EXERCISE PROMPT
Of all the lines in the records, how many hold the word "page"? Answer with the number only.

▼

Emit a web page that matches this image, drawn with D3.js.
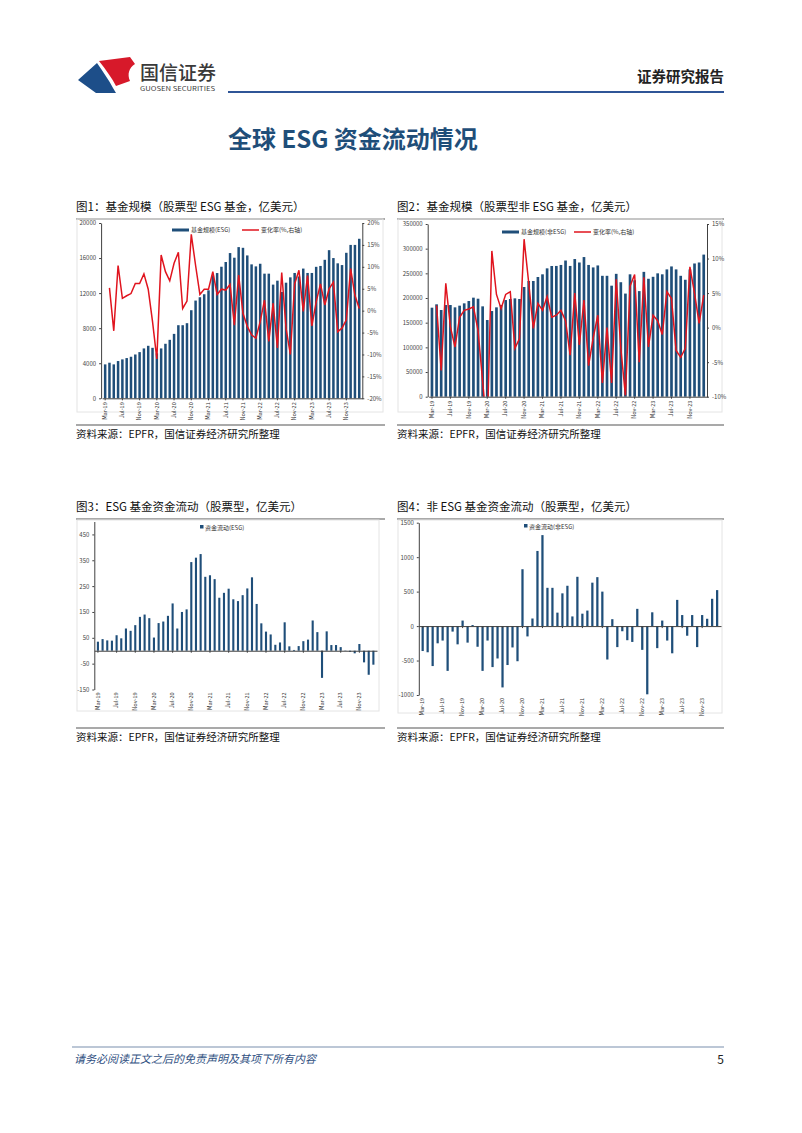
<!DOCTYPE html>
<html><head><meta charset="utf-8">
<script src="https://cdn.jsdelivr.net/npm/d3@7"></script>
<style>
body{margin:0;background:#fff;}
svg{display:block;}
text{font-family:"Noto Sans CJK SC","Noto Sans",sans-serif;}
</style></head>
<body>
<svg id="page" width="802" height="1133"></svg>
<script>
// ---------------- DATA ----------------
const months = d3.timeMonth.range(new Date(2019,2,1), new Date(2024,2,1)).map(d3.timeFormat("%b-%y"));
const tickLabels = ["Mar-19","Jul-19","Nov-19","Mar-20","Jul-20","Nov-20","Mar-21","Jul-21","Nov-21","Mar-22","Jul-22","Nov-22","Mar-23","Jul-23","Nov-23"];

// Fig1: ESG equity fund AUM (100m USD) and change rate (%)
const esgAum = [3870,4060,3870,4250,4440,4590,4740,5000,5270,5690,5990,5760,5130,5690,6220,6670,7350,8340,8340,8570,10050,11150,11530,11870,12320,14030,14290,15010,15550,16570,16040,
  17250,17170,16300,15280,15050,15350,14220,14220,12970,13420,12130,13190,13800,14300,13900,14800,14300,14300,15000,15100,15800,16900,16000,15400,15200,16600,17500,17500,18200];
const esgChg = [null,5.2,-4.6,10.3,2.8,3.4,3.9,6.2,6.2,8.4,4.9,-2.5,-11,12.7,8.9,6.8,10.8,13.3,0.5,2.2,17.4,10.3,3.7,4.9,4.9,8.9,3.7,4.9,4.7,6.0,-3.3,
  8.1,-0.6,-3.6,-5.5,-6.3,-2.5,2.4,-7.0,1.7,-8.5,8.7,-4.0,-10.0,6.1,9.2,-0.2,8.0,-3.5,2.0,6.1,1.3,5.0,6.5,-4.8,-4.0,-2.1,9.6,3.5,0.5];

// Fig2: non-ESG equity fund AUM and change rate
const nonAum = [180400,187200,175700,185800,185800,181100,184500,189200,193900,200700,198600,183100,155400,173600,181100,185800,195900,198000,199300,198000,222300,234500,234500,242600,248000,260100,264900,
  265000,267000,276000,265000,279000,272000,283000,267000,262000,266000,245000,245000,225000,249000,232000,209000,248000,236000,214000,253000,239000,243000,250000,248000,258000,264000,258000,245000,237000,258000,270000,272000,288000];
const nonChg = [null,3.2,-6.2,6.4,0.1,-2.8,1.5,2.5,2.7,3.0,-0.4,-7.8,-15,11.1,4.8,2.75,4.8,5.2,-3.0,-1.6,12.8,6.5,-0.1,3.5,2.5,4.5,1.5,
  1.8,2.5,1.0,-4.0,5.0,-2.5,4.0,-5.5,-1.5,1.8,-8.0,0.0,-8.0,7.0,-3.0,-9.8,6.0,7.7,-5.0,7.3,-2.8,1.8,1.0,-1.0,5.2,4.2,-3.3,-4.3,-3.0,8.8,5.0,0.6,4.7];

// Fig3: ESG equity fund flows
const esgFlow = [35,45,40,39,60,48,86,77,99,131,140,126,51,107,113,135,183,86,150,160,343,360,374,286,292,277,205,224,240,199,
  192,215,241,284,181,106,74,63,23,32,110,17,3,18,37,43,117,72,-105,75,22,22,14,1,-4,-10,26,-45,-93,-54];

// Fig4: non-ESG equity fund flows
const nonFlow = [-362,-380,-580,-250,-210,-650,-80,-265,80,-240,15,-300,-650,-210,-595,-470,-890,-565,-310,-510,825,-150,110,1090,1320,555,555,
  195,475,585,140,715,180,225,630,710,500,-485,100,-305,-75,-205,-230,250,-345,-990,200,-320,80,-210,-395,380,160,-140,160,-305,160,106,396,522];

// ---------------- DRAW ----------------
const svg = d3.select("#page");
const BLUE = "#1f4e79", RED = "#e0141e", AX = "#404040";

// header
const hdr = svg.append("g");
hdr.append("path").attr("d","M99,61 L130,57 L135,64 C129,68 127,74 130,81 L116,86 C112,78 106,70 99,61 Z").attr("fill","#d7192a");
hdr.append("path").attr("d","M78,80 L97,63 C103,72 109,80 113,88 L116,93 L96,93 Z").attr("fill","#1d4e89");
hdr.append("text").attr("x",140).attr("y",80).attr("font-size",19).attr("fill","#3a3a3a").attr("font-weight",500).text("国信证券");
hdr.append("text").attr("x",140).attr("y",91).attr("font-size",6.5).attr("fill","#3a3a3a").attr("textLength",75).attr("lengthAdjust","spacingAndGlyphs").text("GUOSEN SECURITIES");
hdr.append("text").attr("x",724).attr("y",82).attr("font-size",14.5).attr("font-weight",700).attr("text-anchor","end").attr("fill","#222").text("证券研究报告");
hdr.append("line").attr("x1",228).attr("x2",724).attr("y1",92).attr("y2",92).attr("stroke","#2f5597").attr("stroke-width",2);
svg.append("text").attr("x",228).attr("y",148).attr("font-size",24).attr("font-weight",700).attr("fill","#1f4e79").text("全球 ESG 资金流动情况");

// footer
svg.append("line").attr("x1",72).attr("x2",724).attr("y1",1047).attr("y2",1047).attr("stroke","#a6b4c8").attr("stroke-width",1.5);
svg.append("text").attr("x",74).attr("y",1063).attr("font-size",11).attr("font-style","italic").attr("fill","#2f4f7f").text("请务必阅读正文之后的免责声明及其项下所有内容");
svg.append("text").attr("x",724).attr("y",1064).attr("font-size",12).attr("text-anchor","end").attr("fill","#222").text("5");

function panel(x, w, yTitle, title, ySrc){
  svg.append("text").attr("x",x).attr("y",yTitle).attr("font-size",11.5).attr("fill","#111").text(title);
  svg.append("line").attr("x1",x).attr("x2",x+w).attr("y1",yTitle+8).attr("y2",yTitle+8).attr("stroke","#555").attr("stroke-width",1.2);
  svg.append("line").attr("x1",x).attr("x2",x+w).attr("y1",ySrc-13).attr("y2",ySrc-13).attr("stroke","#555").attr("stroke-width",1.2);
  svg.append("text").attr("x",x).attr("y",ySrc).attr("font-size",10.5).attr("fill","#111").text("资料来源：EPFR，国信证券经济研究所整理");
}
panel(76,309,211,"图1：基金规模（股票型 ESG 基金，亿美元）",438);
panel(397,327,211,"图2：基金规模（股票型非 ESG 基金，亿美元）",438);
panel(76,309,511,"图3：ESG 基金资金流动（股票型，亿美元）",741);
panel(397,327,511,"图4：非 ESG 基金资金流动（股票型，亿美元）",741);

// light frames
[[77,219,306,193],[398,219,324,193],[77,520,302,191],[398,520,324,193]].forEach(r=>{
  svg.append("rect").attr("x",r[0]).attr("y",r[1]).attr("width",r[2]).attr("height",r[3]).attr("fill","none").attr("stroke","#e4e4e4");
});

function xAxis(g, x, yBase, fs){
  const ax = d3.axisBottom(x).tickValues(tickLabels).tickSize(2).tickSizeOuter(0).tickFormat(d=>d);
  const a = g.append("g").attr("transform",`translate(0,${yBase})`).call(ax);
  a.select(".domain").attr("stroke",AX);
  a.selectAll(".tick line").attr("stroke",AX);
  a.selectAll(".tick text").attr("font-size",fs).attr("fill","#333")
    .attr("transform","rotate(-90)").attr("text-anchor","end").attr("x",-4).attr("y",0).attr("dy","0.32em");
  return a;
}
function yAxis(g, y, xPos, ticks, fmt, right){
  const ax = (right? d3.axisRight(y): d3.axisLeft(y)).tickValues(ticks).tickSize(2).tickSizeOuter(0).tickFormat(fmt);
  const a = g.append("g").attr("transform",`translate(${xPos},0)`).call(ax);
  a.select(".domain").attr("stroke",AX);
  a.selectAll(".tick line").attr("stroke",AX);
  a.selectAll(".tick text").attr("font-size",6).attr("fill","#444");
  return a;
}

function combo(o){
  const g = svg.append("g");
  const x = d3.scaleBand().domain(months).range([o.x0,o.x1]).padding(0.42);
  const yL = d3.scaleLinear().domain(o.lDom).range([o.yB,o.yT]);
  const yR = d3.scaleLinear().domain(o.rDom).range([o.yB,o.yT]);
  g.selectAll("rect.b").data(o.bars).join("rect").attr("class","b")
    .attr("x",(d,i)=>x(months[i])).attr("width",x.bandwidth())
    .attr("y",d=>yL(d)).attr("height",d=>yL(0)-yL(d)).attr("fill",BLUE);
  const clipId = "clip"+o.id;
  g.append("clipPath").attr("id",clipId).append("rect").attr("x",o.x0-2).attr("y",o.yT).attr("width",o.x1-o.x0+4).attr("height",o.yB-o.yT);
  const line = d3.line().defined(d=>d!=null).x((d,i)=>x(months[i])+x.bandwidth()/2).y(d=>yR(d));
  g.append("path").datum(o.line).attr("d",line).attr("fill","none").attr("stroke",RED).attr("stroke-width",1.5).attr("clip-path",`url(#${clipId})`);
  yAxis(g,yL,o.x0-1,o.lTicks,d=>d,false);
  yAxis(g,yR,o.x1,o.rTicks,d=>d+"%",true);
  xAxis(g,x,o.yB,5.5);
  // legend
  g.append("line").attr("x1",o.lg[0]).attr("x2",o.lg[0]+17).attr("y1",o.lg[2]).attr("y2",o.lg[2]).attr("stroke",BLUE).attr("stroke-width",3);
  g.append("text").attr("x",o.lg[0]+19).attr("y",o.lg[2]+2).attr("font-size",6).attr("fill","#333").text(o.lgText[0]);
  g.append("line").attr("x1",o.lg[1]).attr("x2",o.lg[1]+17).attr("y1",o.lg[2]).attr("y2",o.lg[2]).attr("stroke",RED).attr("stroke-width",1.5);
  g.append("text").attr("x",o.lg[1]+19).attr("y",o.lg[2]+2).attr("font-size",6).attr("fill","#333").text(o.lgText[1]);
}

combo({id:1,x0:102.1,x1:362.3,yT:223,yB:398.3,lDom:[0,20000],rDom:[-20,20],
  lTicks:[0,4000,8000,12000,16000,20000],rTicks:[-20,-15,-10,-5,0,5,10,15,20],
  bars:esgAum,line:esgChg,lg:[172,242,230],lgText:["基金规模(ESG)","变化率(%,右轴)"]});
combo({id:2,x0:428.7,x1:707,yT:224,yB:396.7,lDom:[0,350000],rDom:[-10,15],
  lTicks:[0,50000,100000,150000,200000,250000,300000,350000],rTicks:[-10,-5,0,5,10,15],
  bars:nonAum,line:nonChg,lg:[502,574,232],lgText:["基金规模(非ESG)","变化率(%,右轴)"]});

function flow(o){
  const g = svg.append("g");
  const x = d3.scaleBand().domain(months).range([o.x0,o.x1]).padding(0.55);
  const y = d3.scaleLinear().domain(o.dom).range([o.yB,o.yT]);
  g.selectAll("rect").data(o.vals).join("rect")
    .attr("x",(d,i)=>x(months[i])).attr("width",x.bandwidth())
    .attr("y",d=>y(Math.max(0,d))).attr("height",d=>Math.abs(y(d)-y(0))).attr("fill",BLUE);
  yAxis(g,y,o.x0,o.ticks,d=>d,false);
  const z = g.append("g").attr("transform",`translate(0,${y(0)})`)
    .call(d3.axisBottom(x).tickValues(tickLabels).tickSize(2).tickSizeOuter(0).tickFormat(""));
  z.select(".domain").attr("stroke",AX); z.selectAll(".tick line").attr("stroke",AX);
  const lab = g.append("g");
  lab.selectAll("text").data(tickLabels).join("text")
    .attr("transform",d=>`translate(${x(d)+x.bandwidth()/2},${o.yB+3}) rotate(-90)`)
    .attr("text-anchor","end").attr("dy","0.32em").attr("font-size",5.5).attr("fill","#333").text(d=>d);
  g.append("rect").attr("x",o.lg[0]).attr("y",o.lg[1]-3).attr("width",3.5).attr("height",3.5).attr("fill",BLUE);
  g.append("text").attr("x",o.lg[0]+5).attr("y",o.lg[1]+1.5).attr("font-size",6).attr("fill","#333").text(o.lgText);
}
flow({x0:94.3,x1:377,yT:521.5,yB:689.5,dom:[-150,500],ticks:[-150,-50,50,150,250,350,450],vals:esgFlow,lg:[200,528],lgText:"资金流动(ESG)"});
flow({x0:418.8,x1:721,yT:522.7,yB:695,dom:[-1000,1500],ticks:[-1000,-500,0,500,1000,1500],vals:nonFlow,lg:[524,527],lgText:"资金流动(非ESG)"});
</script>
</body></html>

▲
▼

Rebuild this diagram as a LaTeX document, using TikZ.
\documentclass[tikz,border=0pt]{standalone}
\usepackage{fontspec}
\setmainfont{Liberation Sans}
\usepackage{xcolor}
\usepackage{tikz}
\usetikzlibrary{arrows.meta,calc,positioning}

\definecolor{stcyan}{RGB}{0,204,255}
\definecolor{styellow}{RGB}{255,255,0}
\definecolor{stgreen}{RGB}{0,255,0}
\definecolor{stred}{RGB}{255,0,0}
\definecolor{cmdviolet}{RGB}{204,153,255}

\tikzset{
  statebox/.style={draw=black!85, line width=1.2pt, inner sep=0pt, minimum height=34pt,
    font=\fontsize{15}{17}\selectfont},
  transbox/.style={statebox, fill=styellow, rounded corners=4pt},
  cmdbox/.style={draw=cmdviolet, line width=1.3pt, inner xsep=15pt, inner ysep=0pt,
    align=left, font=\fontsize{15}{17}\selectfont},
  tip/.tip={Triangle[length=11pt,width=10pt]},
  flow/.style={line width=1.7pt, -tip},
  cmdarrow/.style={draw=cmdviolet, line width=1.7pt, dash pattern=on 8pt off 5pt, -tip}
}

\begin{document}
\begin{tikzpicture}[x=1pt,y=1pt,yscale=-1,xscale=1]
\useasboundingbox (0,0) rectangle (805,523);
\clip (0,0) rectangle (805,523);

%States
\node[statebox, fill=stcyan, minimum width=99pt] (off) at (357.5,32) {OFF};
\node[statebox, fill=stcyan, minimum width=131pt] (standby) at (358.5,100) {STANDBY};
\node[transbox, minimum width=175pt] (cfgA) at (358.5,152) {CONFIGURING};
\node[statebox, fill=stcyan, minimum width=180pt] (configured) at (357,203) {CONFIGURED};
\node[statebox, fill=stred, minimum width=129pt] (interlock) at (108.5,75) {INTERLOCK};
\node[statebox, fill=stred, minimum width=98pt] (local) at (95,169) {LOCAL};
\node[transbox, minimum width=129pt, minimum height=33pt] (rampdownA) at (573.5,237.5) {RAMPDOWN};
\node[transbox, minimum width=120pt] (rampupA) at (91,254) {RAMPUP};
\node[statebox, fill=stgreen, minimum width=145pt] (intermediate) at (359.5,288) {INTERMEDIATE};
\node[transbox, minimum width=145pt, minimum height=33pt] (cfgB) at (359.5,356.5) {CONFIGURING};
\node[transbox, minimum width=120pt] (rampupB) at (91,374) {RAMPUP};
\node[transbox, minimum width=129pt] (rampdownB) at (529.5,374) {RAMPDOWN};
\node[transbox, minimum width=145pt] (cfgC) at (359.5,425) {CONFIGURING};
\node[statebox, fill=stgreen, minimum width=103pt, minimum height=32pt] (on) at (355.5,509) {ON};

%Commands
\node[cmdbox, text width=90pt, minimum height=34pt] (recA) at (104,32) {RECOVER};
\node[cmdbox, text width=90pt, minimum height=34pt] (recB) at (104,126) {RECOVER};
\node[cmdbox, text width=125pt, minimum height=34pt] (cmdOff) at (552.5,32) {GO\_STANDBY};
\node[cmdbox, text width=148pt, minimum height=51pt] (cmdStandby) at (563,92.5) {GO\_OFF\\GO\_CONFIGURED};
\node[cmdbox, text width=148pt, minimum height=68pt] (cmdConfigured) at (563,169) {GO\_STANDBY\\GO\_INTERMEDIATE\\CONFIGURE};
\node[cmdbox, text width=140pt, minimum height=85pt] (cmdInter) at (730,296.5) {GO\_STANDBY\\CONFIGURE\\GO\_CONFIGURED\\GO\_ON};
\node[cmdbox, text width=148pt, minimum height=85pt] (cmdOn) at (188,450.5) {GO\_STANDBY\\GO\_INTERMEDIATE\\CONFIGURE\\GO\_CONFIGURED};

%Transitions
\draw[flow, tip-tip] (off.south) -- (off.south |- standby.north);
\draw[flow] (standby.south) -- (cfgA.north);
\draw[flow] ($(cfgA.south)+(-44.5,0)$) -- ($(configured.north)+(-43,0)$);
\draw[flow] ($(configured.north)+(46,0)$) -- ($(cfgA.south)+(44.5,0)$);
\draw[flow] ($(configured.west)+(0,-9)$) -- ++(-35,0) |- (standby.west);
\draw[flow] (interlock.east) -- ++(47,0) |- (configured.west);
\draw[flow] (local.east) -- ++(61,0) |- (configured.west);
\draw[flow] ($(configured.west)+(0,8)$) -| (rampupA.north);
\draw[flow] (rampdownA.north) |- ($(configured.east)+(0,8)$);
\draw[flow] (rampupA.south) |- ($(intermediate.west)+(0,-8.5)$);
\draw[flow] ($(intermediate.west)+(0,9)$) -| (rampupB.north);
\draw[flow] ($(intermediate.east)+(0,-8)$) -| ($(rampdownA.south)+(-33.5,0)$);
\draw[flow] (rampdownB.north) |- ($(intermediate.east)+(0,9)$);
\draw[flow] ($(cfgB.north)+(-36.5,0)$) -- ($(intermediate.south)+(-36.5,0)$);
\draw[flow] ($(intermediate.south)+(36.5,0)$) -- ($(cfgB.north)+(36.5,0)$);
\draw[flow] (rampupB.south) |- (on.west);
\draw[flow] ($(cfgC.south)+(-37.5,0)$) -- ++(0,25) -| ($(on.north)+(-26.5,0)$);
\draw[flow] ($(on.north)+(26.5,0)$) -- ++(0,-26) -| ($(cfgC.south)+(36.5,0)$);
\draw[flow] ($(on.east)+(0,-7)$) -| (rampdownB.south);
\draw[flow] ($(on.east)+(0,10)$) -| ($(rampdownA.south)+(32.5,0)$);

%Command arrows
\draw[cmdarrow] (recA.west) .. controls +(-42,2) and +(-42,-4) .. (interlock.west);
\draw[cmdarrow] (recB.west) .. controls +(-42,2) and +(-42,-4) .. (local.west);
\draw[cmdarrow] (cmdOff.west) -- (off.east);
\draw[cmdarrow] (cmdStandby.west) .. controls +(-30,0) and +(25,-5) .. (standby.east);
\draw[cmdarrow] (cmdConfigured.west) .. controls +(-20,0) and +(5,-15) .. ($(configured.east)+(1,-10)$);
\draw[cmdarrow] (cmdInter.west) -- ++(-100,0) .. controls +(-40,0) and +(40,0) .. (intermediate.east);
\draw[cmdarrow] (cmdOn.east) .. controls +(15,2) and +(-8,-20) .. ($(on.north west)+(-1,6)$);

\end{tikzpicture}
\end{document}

▲

RESULT FOR THIS EXERCISE
3